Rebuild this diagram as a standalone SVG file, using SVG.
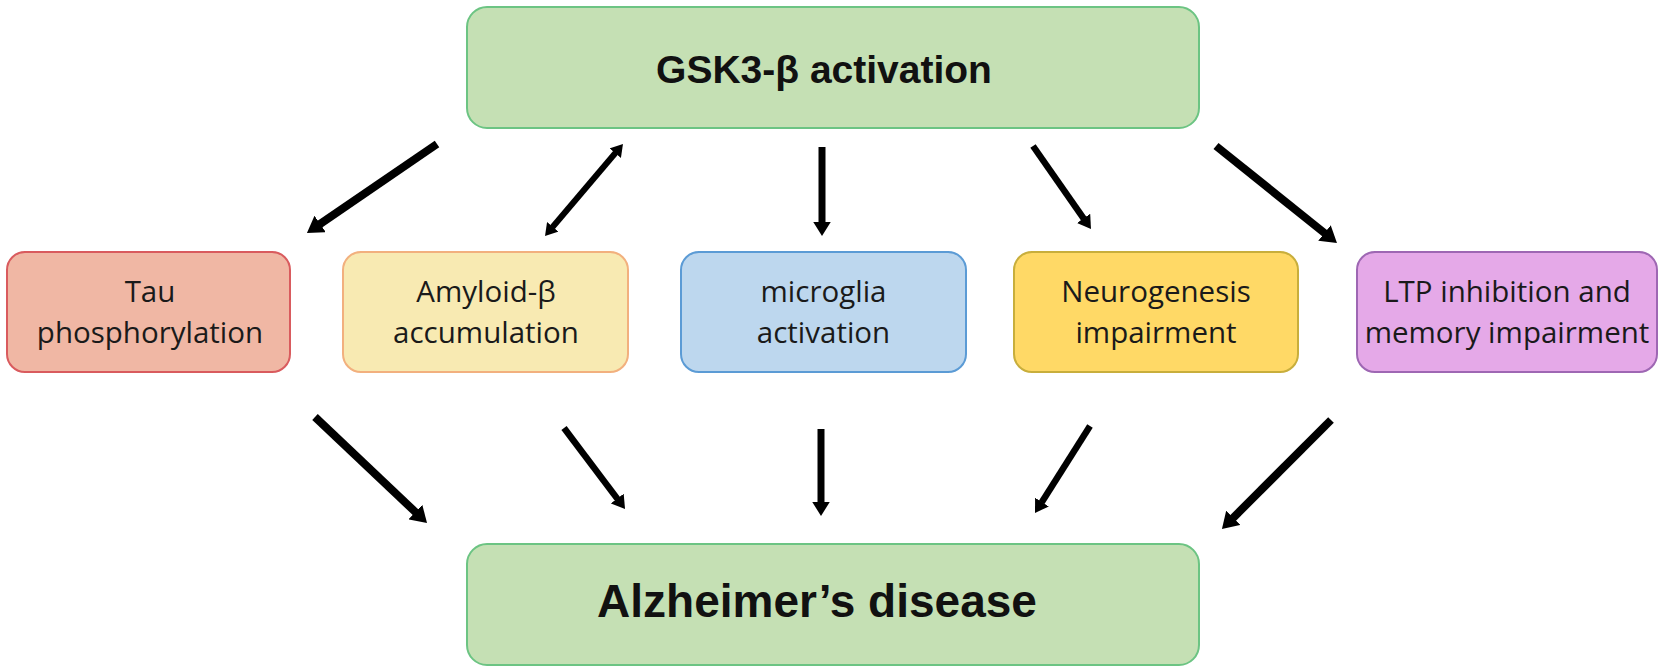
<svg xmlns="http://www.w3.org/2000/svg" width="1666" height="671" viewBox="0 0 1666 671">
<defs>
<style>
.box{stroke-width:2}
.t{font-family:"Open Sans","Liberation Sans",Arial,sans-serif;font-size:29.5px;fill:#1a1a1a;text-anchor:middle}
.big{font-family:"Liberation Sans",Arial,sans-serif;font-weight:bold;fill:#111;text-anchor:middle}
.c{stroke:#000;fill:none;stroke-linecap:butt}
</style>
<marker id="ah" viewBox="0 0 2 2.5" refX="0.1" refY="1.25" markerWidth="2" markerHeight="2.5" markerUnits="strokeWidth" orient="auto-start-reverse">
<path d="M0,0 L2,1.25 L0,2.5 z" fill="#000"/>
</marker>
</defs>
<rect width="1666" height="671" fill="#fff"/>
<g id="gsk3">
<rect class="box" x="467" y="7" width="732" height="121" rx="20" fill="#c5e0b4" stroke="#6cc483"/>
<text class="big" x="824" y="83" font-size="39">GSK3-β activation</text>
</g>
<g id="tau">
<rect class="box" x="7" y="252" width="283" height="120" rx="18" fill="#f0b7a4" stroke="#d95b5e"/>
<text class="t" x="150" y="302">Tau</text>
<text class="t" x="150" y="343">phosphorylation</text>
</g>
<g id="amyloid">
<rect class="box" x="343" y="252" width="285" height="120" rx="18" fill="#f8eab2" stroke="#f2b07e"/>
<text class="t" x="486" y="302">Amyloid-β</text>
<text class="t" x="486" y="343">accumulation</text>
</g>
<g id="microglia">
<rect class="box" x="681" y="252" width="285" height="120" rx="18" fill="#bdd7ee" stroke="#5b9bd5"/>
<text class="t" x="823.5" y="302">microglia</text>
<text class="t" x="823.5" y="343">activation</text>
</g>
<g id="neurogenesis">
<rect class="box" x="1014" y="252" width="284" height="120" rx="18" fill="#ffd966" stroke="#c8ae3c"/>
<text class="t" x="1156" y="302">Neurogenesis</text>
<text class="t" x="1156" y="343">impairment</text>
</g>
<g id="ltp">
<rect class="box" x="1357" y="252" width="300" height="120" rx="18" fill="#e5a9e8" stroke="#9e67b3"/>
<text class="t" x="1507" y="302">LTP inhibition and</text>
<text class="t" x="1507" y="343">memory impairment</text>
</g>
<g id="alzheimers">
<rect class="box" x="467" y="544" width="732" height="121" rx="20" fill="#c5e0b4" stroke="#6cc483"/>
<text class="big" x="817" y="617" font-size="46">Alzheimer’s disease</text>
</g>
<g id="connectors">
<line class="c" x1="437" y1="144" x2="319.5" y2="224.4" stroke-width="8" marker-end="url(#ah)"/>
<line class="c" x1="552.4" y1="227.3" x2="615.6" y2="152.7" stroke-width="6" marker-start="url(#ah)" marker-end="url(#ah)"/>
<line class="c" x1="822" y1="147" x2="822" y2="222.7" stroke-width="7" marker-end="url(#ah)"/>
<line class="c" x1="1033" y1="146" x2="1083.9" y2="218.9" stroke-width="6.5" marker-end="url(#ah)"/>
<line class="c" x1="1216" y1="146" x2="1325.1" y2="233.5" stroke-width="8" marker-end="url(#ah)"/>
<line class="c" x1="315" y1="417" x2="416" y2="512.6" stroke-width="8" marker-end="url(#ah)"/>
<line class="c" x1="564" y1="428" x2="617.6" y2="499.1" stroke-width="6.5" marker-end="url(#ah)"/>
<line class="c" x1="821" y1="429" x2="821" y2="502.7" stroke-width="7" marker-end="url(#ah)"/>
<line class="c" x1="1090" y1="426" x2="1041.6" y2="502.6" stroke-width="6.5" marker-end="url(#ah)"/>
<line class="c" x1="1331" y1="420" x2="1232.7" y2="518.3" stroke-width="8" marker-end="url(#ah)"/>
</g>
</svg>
-- -- --
What you should do.
With the pictures left out, transcribe the material exactly.

The completed task.
Rebuild this diagram as a standalone SVG file, using SVG.
<svg xmlns="http://www.w3.org/2000/svg" width="1666" height="671" viewBox="0 0 1666 671">
<defs>
<style>
.box{stroke-width:2}
.t{font-family:"Open Sans","Liberation Sans",Arial,sans-serif;font-size:29.5px;fill:#1a1a1a;text-anchor:middle}
.big{font-family:"Liberation Sans",Arial,sans-serif;font-weight:bold;fill:#111;text-anchor:middle}
.c{stroke:#000;fill:none;stroke-linecap:butt}
</style>
<marker id="ah" viewBox="0 0 2 2.5" refX="0.1" refY="1.25" markerWidth="2" markerHeight="2.5" markerUnits="strokeWidth" orient="auto-start-reverse">
<path d="M0,0 L2,1.25 L0,2.5 z" fill="#000"/>
</marker>
</defs>
<rect width="1666" height="671" fill="#fff"/>
<g id="gsk3">
<rect class="box" x="467" y="7" width="732" height="121" rx="20" fill="#c5e0b4" stroke="#6cc483"/>
<text class="big" x="824" y="83" font-size="39">GSK3-β activation</text>
</g>
<g id="tau">
<rect class="box" x="7" y="252" width="283" height="120" rx="18" fill="#f0b7a4" stroke="#d95b5e"/>
<text class="t" x="150" y="302">Tau</text>
<text class="t" x="150" y="343">phosphorylation</text>
</g>
<g id="amyloid">
<rect class="box" x="343" y="252" width="285" height="120" rx="18" fill="#f8eab2" stroke="#f2b07e"/>
<text class="t" x="486" y="302">Amyloid-β</text>
<text class="t" x="486" y="343">accumulation</text>
</g>
<g id="microglia">
<rect class="box" x="681" y="252" width="285" height="120" rx="18" fill="#bdd7ee" stroke="#5b9bd5"/>
<text class="t" x="823.5" y="302">microglia</text>
<text class="t" x="823.5" y="343">activation</text>
</g>
<g id="neurogenesis">
<rect class="box" x="1014" y="252" width="284" height="120" rx="18" fill="#ffd966" stroke="#c8ae3c"/>
<text class="t" x="1156" y="302">Neurogenesis</text>
<text class="t" x="1156" y="343">impairment</text>
</g>
<g id="ltp">
<rect class="box" x="1357" y="252" width="300" height="120" rx="18" fill="#e5a9e8" stroke="#9e67b3"/>
<text class="t" x="1507" y="302">LTP inhibition and</text>
<text class="t" x="1507" y="343">memory impairment</text>
</g>
<g id="alzheimers">
<rect class="box" x="467" y="544" width="732" height="121" rx="20" fill="#c5e0b4" stroke="#6cc483"/>
<text class="big" x="817" y="617" font-size="46">Alzheimer’s disease</text>
</g>
<g id="connectors">
<line class="c" x1="437" y1="144" x2="319.5" y2="224.4" stroke-width="8" marker-end="url(#ah)"/>
<line class="c" x1="552.4" y1="227.3" x2="615.6" y2="152.7" stroke-width="6" marker-start="url(#ah)" marker-end="url(#ah)"/>
<line class="c" x1="822" y1="147" x2="822" y2="222.7" stroke-width="7" marker-end="url(#ah)"/>
<line class="c" x1="1033" y1="146" x2="1083.9" y2="218.9" stroke-width="6.5" marker-end="url(#ah)"/>
<line class="c" x1="1216" y1="146" x2="1325.1" y2="233.5" stroke-width="8" marker-end="url(#ah)"/>
<line class="c" x1="315" y1="417" x2="416" y2="512.6" stroke-width="8" marker-end="url(#ah)"/>
<line class="c" x1="564" y1="428" x2="617.6" y2="499.1" stroke-width="6.5" marker-end="url(#ah)"/>
<line class="c" x1="821" y1="429" x2="821" y2="502.7" stroke-width="7" marker-end="url(#ah)"/>
<line class="c" x1="1090" y1="426" x2="1041.6" y2="502.6" stroke-width="6.5" marker-end="url(#ah)"/>
<line class="c" x1="1331" y1="420" x2="1232.7" y2="518.3" stroke-width="8" marker-end="url(#ah)"/>
</g>
</svg>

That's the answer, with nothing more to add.